Learning how to manage your money doesn’t mean you’re depriving yourself of everything you enjoy. Instead, it’s about having a clearer picture of how you’re spending your money, along with planning for the future.

Make Cuts

While learning how to manage money better shouldn’t be about deprivation, it is likely you’re going to find some places you can make cuts in your spending.

A few areas you might make cuts without making too much of an impact on your life can include:

  • Looking at your insurance policies: Insurance and, in particular, health insurance, can be one of the biggest costs people pay. Assess your policies and see if there are ways you can save money.
  • Evaluating how much you’re paying in interest: We already discussed the damaging impact high-interest rates can have on finding ways to manage money, so try to eliminate them whenever possible. Options to cut these costs could include consolidating debt onto a low-interest card or paying off high-interest debt as quickly as possible.
  • How much your utilities and other household expenses cost you: Perhaps you could reduce your energy usage or cut out costly cable bills by using streaming services, like Netflix or Hulu.

Even though these changes may seem small, they can add up to have a big impact.

Design a Savings Plan

Unfortunately, one of the largest obstacles to learning the ways to manage money is following the idea that if you have money left over, then all of it should be put towards your savings.

When you’re designing a savings plan, consider the following:

What are your goals specifically as they pertain to savings?

Perhaps you’re just starting out and want to save for a new house, or maybe you have a young family, so you’d like to focus on saving for college.

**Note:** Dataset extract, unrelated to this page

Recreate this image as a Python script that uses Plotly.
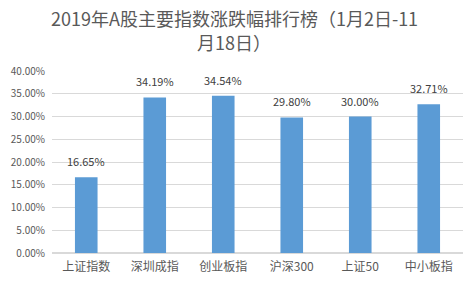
import plotly.graph_objects as go

categories = ["上证指数", "深圳成指", "创业板指", "沪深300", "上证50", "中小板指"]
values = [0.1665, 0.3419, 0.3454, 0.2980, 0.3000, 0.3271]
y_ticks = [0, 0.05, 0.10, 0.15, 0.20, 0.25, 0.30, 0.35, 0.40]
title_lines = ["2019年A股主要指数涨跌幅排行榜（1月2日-11", "月18日）"]

font_family = "Noto Sans CJK SC, Noto Sans, sans-serif"

fig = go.Figure(go.Bar(
    x=categories, y=values,
    marker=dict(color="#5B9BD5", line=dict(width=0)),
    cliponaxis=False,
    width=0.33,
    hoverinfo="x+y",
))

label_annotations = [
    dict(text=f"{v*100:.2f}%", x=c, y=v, xref="x", yref="y",
         xanchor="center", yanchor="bottom", yshift=6, showarrow=False,
         font=dict(size=11, color="#404040"))
    for c, v in zip(categories, values)
]

fig.update_layout(
    width=473, height=286,
    margin=dict(l=52, r=10, t=71, b=33),
    paper_bgcolor="white", plot_bgcolor="white",
    font=dict(family=font_family, color="#595959"),
    showlegend=False,
    annotations=[
        dict(text=title_lines[0], xref="paper", yref="paper", x=0.443, y=1 + (71 - 18) / 182,
             xanchor="center", yanchor="middle", showarrow=False,
             font=dict(size=18, color="#595959")),
        dict(text=title_lines[1], xref="paper", yref="paper", x=0.443, y=1 + (71 - 42) / 182,
             xanchor="center", yanchor="middle", showarrow=False,
             font=dict(size=18, color="#595959")),
    ] + label_annotations,
)
fig.update_yaxes(
    range=[0, 0.40], tickvals=y_ticks, tickformat=".2%",
    showgrid=True, gridcolor="#D9D9D9", gridwidth=1,
    zeroline=True, zerolinecolor="#D9D9D9",
    tickfont=dict(size=10, color="#595959"), ticks="", ticklen=0,
    ticklabelstandoff=6,
    showline=False,
)
fig.update_xaxes(
    tickfont=dict(size=12, color="#595959"),
    showline=False, ticks="",
    ticklabelstandoff=5,
)

fig.write_html("out.html")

Your savings goals are unique and distinctive from your overall financial goals, so think of them as such. Your savings goals will likely be segmented into short and long-term objectives, or, at least, medium and short-term.

Use calculators to determine how much your goals will cost.

If your goal is to save for retirement, you can calculate this using free online money management and financial tools.

Decide how you’ll save your money.

You may want a basic savings account where you automatically contribute money each week, but it’s a good idea to diversify your savings techniques and tailor them to your goals.

Money markets and CDs can be useful for short-term savings. For your long-term goals, you might invest in something like a mutual fund or the stock market. This money that you’re putting in riskier areas are the funds with which you can reasonably weather downturns or dips in the economy or market.

Remember, while creating a savings plan is an invaluable part of learning how to manage your money, it is flexible. As your career or income grows or your financial needs change, you should plan on adjusting your savings plan accordingly. money management tips

Image source: Pixabay

Check Your Credit

Finally, as you’re learning some of the most attainable and realistic money management tips, it’s important to look at your credit as well.

Your credit is an important element in your financial life, so it’s something that you need to understand as part of learning how to manage money wisely.

Obtain a copy of your credit report (you’re entitled to a free one once a year), and review it. Look for any discrepancies or mistakes because they actually happen quite a bit.

Once you ensure your report is mistake-free, you can then start making the necessary moves to fix any other issues that could prevent you from obtaining your financial goals or receiving a low-interest rate on future purchases.

Contact creditors and work out plans to pay off the debts that are red flags on your report.

Summing up Our Money Management Tips

Learning how to manage your money doesn’t have to be intimidating. Once you can answer the question of “what is money management,” you can then follow the steps above to assess your spending and income, create a budget, and set your savings and long-term goals.

When you learn how to manage money more effectively, you’ll feel a greater sense of control and security over every area of your life.